The wine’s secret is the petite sirah’s petiteness. It’s a small grape. For red wines, which suck color, flavor, and tannins from grape skins as they ferment, smaller grapes mean bigger wines. The styles range from medium-bodied versions with moderate amounts of alcohol, to boozy, full-bodied tannic fruit bombs.
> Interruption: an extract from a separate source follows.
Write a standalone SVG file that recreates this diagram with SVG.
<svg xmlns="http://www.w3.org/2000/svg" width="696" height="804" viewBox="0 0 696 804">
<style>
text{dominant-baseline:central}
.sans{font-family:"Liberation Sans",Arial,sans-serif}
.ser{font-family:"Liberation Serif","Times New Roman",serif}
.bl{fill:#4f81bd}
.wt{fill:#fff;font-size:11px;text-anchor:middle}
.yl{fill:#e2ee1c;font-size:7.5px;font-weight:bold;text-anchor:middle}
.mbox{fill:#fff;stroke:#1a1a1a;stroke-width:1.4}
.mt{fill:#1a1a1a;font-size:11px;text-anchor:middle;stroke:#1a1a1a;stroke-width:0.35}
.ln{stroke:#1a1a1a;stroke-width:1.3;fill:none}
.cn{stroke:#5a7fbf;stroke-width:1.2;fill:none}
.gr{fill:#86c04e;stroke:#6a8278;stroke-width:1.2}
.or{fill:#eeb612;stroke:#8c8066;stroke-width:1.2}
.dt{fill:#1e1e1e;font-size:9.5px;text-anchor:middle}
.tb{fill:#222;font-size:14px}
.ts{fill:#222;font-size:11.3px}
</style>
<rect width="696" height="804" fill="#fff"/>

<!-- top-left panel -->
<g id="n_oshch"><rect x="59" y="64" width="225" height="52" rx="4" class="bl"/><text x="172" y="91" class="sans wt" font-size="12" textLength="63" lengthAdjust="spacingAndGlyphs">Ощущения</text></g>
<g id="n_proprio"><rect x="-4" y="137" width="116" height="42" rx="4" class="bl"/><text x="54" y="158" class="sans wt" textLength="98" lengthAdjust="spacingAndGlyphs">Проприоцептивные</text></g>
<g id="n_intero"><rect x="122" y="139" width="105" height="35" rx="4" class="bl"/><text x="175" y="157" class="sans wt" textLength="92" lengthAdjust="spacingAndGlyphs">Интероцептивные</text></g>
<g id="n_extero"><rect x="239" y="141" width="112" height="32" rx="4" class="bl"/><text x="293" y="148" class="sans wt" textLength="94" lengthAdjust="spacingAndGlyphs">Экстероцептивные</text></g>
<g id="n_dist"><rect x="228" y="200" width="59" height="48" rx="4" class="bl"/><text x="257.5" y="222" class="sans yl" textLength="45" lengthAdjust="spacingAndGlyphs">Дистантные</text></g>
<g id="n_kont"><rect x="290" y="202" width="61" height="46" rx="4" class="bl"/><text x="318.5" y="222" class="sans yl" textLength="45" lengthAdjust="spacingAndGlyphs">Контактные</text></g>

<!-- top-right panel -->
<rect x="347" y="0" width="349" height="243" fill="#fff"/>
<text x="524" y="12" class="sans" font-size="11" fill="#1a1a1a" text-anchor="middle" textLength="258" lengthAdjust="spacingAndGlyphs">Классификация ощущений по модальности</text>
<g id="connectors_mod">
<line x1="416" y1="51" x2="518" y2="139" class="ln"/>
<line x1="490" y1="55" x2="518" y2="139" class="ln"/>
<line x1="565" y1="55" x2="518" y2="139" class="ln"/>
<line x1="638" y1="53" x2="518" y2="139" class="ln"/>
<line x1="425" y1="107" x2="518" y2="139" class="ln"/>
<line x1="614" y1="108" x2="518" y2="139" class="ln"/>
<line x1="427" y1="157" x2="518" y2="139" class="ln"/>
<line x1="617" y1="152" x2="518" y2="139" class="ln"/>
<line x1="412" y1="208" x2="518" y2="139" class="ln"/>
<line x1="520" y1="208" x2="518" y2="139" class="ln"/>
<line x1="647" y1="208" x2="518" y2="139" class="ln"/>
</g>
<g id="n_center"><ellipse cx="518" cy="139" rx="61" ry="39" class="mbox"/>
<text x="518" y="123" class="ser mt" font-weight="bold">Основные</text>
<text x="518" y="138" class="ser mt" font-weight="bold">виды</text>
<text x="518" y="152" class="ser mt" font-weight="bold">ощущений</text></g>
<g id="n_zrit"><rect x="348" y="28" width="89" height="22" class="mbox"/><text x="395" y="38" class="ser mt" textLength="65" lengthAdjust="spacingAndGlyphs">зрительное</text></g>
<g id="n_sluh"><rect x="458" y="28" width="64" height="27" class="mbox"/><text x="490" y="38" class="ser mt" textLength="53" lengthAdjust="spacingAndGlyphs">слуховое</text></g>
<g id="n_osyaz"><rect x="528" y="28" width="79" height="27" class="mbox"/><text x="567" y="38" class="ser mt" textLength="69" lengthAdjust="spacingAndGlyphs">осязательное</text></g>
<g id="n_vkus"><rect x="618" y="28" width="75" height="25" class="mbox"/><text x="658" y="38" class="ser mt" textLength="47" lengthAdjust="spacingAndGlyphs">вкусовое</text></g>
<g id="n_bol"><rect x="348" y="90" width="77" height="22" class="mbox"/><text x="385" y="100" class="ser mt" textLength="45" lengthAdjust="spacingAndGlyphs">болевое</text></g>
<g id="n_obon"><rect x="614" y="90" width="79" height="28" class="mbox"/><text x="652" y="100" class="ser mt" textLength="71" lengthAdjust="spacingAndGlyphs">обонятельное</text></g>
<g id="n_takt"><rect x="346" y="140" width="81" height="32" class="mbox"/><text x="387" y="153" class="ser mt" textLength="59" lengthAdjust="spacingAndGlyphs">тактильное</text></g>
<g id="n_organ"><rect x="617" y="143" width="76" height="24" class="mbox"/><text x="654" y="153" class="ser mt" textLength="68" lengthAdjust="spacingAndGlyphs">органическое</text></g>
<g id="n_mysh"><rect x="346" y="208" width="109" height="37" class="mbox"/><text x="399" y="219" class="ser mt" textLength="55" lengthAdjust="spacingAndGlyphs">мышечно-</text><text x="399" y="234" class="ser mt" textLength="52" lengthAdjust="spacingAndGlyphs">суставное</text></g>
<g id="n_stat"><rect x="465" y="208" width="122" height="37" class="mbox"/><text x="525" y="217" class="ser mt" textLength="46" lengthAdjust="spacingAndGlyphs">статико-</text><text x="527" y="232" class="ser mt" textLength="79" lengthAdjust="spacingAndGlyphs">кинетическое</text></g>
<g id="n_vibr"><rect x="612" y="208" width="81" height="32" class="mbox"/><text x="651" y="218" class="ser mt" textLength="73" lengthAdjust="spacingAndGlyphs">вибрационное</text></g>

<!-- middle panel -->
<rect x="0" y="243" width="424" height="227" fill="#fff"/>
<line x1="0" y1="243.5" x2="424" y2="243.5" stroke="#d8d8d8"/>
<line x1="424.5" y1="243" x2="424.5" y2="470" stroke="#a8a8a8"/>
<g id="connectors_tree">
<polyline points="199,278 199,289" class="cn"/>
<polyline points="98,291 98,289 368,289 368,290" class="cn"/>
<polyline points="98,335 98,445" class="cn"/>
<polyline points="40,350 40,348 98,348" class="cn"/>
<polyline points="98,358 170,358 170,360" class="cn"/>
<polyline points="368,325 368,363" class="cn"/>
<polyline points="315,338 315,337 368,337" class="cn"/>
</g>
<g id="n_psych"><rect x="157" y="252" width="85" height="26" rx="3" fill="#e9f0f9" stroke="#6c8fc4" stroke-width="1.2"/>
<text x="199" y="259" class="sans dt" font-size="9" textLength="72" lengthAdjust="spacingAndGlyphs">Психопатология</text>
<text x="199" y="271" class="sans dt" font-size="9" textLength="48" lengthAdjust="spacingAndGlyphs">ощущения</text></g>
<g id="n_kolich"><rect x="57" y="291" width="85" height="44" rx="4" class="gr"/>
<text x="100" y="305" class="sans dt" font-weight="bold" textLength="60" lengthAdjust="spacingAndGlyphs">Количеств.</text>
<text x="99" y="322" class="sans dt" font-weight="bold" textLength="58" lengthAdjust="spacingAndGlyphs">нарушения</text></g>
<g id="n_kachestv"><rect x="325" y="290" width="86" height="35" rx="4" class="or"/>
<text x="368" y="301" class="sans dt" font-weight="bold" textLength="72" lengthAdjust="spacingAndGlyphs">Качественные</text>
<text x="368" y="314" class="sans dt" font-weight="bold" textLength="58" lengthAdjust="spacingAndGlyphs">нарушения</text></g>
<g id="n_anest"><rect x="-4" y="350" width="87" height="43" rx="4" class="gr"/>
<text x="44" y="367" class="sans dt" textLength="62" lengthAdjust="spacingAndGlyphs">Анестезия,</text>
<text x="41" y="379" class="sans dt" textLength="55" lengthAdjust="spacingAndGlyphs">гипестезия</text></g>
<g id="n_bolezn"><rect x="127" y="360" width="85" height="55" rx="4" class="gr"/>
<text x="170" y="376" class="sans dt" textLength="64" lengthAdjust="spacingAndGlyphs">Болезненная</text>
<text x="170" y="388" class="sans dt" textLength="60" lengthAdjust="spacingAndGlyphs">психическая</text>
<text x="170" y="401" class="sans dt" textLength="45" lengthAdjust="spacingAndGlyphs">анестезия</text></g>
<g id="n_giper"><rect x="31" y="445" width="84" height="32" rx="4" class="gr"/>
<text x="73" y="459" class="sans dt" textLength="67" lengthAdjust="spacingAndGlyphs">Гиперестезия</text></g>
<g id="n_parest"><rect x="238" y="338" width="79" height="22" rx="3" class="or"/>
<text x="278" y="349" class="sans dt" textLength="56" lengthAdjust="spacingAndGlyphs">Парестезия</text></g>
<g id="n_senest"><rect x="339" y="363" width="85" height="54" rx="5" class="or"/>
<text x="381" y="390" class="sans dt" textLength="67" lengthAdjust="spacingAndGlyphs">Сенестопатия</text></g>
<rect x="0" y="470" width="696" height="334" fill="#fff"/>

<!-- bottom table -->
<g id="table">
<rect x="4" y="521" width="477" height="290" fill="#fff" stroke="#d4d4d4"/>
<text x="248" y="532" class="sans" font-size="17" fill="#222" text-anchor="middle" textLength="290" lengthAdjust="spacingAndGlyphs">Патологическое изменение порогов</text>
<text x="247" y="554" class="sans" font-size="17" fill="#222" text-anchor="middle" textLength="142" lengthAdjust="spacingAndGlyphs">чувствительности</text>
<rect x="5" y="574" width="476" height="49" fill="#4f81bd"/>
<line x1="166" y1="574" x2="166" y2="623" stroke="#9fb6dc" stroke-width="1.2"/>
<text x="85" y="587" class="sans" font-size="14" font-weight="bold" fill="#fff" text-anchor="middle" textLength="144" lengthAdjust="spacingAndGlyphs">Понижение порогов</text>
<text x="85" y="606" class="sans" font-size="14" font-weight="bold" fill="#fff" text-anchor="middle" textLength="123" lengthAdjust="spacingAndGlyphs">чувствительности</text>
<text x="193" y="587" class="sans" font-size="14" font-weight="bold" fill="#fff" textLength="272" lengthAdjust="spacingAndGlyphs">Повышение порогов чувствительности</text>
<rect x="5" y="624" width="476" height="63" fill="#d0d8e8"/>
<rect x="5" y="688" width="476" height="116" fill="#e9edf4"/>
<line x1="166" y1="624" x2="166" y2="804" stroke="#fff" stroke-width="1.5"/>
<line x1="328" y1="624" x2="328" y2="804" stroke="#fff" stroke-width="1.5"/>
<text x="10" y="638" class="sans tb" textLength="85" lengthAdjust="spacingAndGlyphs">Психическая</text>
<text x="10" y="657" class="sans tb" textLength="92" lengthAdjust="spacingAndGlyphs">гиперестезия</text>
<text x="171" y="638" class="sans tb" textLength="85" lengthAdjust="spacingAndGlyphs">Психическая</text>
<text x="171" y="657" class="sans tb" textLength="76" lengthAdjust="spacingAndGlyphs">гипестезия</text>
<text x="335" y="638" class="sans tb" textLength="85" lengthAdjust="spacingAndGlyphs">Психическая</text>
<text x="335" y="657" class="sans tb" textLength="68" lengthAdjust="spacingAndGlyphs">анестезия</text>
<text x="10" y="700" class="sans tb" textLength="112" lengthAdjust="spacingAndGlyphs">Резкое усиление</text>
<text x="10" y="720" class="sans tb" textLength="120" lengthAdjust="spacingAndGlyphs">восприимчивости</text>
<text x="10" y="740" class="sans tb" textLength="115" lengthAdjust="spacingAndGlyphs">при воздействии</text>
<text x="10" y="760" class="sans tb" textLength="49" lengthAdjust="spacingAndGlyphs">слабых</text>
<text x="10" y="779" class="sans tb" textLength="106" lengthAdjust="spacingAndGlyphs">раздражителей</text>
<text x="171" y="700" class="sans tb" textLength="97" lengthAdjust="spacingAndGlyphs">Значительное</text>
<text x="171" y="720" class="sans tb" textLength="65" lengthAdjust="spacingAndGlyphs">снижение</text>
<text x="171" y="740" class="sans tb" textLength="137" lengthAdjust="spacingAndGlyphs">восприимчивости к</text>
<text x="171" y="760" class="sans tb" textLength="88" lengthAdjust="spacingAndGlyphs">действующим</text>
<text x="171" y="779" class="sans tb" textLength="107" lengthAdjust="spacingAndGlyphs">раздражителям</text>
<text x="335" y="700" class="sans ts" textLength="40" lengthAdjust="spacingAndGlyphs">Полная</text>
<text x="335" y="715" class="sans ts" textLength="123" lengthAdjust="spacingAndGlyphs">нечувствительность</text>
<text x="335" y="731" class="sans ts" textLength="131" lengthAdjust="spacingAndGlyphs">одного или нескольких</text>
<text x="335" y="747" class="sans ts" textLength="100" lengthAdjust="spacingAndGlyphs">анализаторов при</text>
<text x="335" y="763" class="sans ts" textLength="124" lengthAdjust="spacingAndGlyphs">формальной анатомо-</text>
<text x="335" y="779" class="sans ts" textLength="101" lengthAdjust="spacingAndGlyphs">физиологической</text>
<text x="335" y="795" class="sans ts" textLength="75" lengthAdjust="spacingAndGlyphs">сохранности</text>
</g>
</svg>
A petite sirah producers and aficionados group called P.S. I Love You, positions petite sirah as an all-American heritage grape. But its origins are in France, where it is known as durif. While it was planted in California over a century ago, truth is “petite sirah” was a catch-all name for several types of red grapes. Concannon Vineyards bottled the first wine called petite sirah 1961 and 30 years later the grape just about disappeared with barely 1,000 acres in the Golden State. This is a new era for a new variety which still has just 6,000 acres in California dedicated to it.
Short summary
You can get a rough idea of petite sirah from the inexpensive ones. Bogle 2008 California Petite Sirah is rather light bodied but shows the intense black fruit and pepper/spice flavor. $13. 3.5 stars
Concannon Vineyards Central Coast 2006 Petite Sirah is a similar, lighter-bodied wine with rich dark fruit turning cherry and cocoa at the end. $11. 3 stars
For a more complete petite sirah experience, try Rosenblum Cellars 2007 Heritage Clones Petite Sirah. Made from vineyards propagated from cuttings from some of the first real petite sirah vines planted in California, the deeply colored wine has a raunchy smell of overripe fruit and game, with huge black fruit and dark cocoa powder tastes. The wine ends with fine, gripping tannins. $19. 4 stars
Crusher Clarksburg 2008 Petitie Sirah starts with smells of char and jam and offers a ripe, luscious full-mouth flavor of black plum and blueberry with a lengthy finish and just a brush of tannins. A special order wine in Pennsylvania. $13. 4 stars
When producers catch an up-and-coming variety like petite sirah, some go inexpensive and accessible, others go for way, way, over-the-top wines. In the next decade, I expect a rise in petite sirahs that are focused, refined, and truly noble.